▶ _STATED EXERCISE_:
Reproduce all the lines below exactly and omit the images.

▶ _DATA BLOCK_:
________

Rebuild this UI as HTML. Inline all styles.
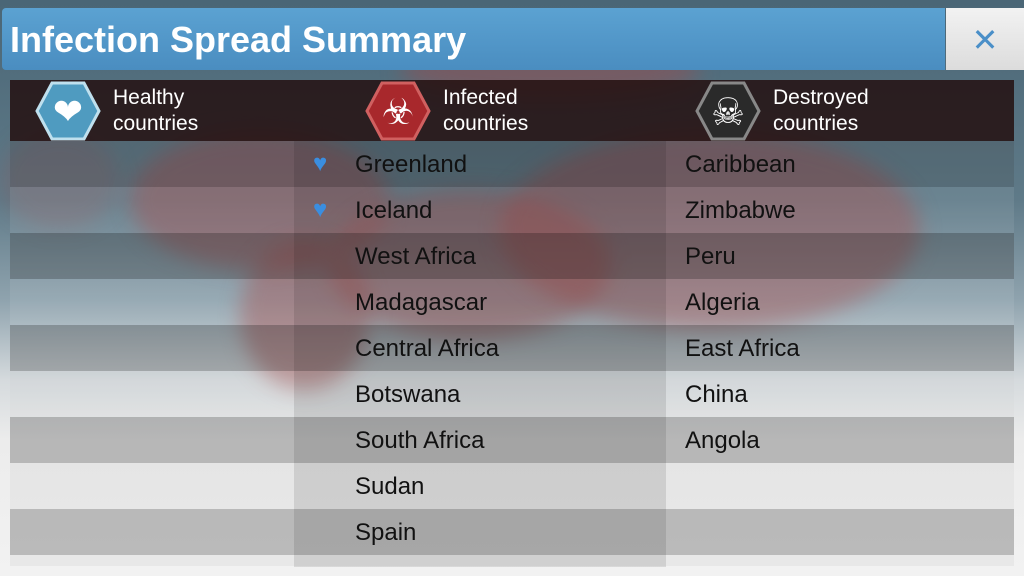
<!DOCTYPE html>
<html><head><meta charset="utf-8"><style>
body{margin:0;width:1024px;height:576px;overflow:hidden;font-family:"Liberation Sans",sans-serif;position:relative;
background:linear-gradient(#4a6676 0px,#5f7a88 200px,#8fa3ae 300px,#d5dadd 380px,#ececec 440px,#f2f2f2 576px);}
.blob{position:absolute;border-radius:50%;background:rgba(160,70,70,0.45);filter:blur(10px)}
.title{position:absolute;left:2px;top:8px;width:943px;height:62px;background:linear-gradient(#5ba2d2,#4a8dc0);border-radius:4px 0 0 4px;color:#fff;font-weight:bold;font-size:36px;line-height:64px;padding-left:8px;box-sizing:border-box}
.close{position:absolute;left:946px;top:8px;width:78px;height:62px;background:linear-gradient(#f2f2f2,#dcdcdc);color:#4a8fc8;font-size:32px;text-align:center;line-height:64px}
.hdr{position:absolute;left:10px;top:80px;width:1004px;height:61px;background:rgba(35,15,15,0.85)}
.ht{position:absolute;top:85px;color:#fff;font-size:21px;line-height:26px}
.row{position:absolute;left:10px;width:1004px;height:46px}
.mid{position:absolute;left:294px;width:372px;background:rgba(0,0,0,0.1)}
.t{position:absolute;font-size:24px;color:#111;line-height:48px}
</style></head><body>
<div class="blob" style="left:130px;top:130px;width:260px;height:140px"></div>
<div class="blob" style="left:330px;top:190px;width:280px;height:150px"></div>
<div class="blob" style="left:500px;top:130px;width:420px;height:200px"></div>
<div class="blob" style="left:240px;top:240px;width:130px;height:150px"></div>
<div class="blob" style="left:0px;top:130px;width:120px;height:100px;background:rgba(160,70,70,0.2)"></div>
<div class="blob" style="left:400px;top:40px;width:300px;height:60px"></div>
<div class="title">Infection Spread Summary</div>
<div class="close">✕</div>
<div class="hdr"></div>
<svg style="position:absolute;left:0;top:80px" width="1024" height="61">
<polygon points="52,3 84,3 99,31 84,59 52,59 37,31" fill="#4f9bc0" stroke="#bfe0ee" stroke-width="3"/>
<text x="68" y="44" font-size="36" fill="#fff" text-anchor="middle">❤</text>
<polygon points="382,3 414,3 429,31 414,59 382,59 367,31" fill="#a8282c" stroke="#d06060" stroke-width="3"/>
<text x="398" y="44" font-size="36" fill="#fff" text-anchor="middle">☣</text>
<polygon points="712,3 744,3 759,31 744,59 712,59 697,31" fill="#2a2a2a" stroke="#888" stroke-width="3"/>
<text x="728" y="45" font-size="38" fill="#fff" text-anchor="middle">☠</text>
</svg>
<div class="ht" style="left:113px">Healthy<br>countries</div>
<div class="ht" style="left:443px">Infected<br>countries</div>
<div class="ht" style="left:773px">Destroyed<br>countries</div>

<div class="row" style="top:141px;background:rgba(60,60,60,0.2)"></div>
<div class="row" style="top:187px;background:rgba(255,255,255,0.08)"></div>
<div class="row" style="top:233px;background:rgba(60,60,60,0.3)"></div>
<div class="row" style="top:279px;background:rgba(255,255,255,0.08)"></div>
<div class="row" style="top:325px;background:rgba(60,60,60,0.3)"></div>
<div class="row" style="top:371px;background:rgba(200,200,200,0.1)"></div>
<div class="row" style="top:417px;background:rgba(60,60,60,0.3)"></div>
<div class="row" style="top:463px;background:rgba(200,200,200,0.2)"></div>
<div class="row" style="top:509px;background:rgba(60,60,60,0.3)"></div>
<div class="row" style="top:555px;height:11px;background:rgba(200,200,200,0.2)"></div>
<div class="mid" style="top:141px;height:426px"></div>

<div class="t" style="left:313px;top:140px;color:#3a8ee0;font-size:24px">♥</div>
<div class="t" style="left:313px;top:186px;color:#3a8ee0;font-size:24px">♥</div>
<div class="t" style="left:355px;top:141px">Greenland</div>
<div class="t" style="left:355px;top:187px">Iceland</div>
<div class="t" style="left:355px;top:233px">West Africa</div>
<div class="t" style="left:355px;top:279px">Madagascar</div>
<div class="t" style="left:355px;top:325px">Central Africa</div>
<div class="t" style="left:355px;top:371px">Botswana</div>
<div class="t" style="left:355px;top:417px">South Africa</div>
<div class="t" style="left:355px;top:463px">Sudan</div>
<div class="t" style="left:355px;top:509px">Spain</div>
<div class="t" style="left:685px;top:141px">Caribbean</div>
<div class="t" style="left:685px;top:187px">Zimbabwe</div>
<div class="t" style="left:685px;top:233px">Peru</div>
<div class="t" style="left:685px;top:279px">Algeria</div>
<div class="t" style="left:685px;top:325px">East Africa</div>
<div class="t" style="left:685px;top:371px">China</div>
<div class="t" style="left:685px;top:417px">Angola</div>
</body></html>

________

▶ _COMPLETE RESPONSE_:
Rebuild this UI as HTML. Inline all styles.
<!DOCTYPE html>
<html><head><meta charset="utf-8"><style>
body{margin:0;width:1024px;height:576px;overflow:hidden;font-family:"Liberation Sans",sans-serif;position:relative;
background:linear-gradient(#4a6676 0px,#5f7a88 200px,#8fa3ae 300px,#d5dadd 380px,#ececec 440px,#f2f2f2 576px);}
.blob{position:absolute;border-radius:50%;background:rgba(160,70,70,0.45);filter:blur(10px)}
.title{position:absolute;left:2px;top:8px;width:943px;height:62px;background:linear-gradient(#5ba2d2,#4a8dc0);border-radius:4px 0 0 4px;color:#fff;font-weight:bold;font-size:36px;line-height:64px;padding-left:8px;box-sizing:border-box}
.close{position:absolute;left:946px;top:8px;width:78px;height:62px;background:linear-gradient(#f2f2f2,#dcdcdc);color:#4a8fc8;font-size:32px;text-align:center;line-height:64px}
.hdr{position:absolute;left:10px;top:80px;width:1004px;height:61px;background:rgba(35,15,15,0.85)}
.ht{position:absolute;top:85px;color:#fff;font-size:21px;line-height:26px}
.row{position:absolute;left:10px;width:1004px;height:46px}
.mid{position:absolute;left:294px;width:372px;background:rgba(0,0,0,0.1)}
.t{position:absolute;font-size:24px;color:#111;line-height:48px}
</style></head><body>
<div class="blob" style="left:130px;top:130px;width:260px;height:140px"></div>
<div class="blob" style="left:330px;top:190px;width:280px;height:150px"></div>
<div class="blob" style="left:500px;top:130px;width:420px;height:200px"></div>
<div class="blob" style="left:240px;top:240px;width:130px;height:150px"></div>
<div class="blob" style="left:0px;top:130px;width:120px;height:100px;background:rgba(160,70,70,0.2)"></div>
<div class="blob" style="left:400px;top:40px;width:300px;height:60px"></div>
<div class="title">Infection Spread Summary</div>
<div class="close">✕</div>
<div class="hdr"></div>
<svg style="position:absolute;left:0;top:80px" width="1024" height="61">
<polygon points="52,3 84,3 99,31 84,59 52,59 37,31" fill="#4f9bc0" stroke="#bfe0ee" stroke-width="3"/>
<text x="68" y="44" font-size="36" fill="#fff" text-anchor="middle">❤</text>
<polygon points="382,3 414,3 429,31 414,59 382,59 367,31" fill="#a8282c" stroke="#d06060" stroke-width="3"/>
<text x="398" y="44" font-size="36" fill="#fff" text-anchor="middle">☣</text>
<polygon points="712,3 744,3 759,31 744,59 712,59 697,31" fill="#2a2a2a" stroke="#888" stroke-width="3"/>
<text x="728" y="45" font-size="38" fill="#fff" text-anchor="middle">☠</text>
</svg>
<div class="ht" style="left:113px">Healthy<br>countries</div>
<div class="ht" style="left:443px">Infected<br>countries</div>
<div class="ht" style="left:773px">Destroyed<br>countries</div>

<div class="row" style="top:141px;background:rgba(60,60,60,0.2)"></div>
<div class="row" style="top:187px;background:rgba(255,255,255,0.08)"></div>
<div class="row" style="top:233px;background:rgba(60,60,60,0.3)"></div>
<div class="row" style="top:279px;background:rgba(255,255,255,0.08)"></div>
<div class="row" style="top:325px;background:rgba(60,60,60,0.3)"></div>
<div class="row" style="top:371px;background:rgba(200,200,200,0.1)"></div>
<div class="row" style="top:417px;background:rgba(60,60,60,0.3)"></div>
<div class="row" style="top:463px;background:rgba(200,200,200,0.2)"></div>
<div class="row" style="top:509px;background:rgba(60,60,60,0.3)"></div>
<div class="row" style="top:555px;height:11px;background:rgba(200,200,200,0.2)"></div>
<div class="mid" style="top:141px;height:426px"></div>

<div class="t" style="left:313px;top:140px;color:#3a8ee0;font-size:24px">♥</div>
<div class="t" style="left:313px;top:186px;color:#3a8ee0;font-size:24px">♥</div>
<div class="t" style="left:355px;top:141px">Greenland</div>
<div class="t" style="left:355px;top:187px">Iceland</div>
<div class="t" style="left:355px;top:233px">West Africa</div>
<div class="t" style="left:355px;top:279px">Madagascar</div>
<div class="t" style="left:355px;top:325px">Central Africa</div>
<div class="t" style="left:355px;top:371px">Botswana</div>
<div class="t" style="left:355px;top:417px">South Africa</div>
<div class="t" style="left:355px;top:463px">Sudan</div>
<div class="t" style="left:355px;top:509px">Spain</div>
<div class="t" style="left:685px;top:141px">Caribbean</div>
<div class="t" style="left:685px;top:187px">Zimbabwe</div>
<div class="t" style="left:685px;top:233px">Peru</div>
<div class="t" style="left:685px;top:279px">Algeria</div>
<div class="t" style="left:685px;top:325px">East Africa</div>
<div class="t" style="left:685px;top:371px">China</div>
<div class="t" style="left:685px;top:417px">Angola</div>
</body></html>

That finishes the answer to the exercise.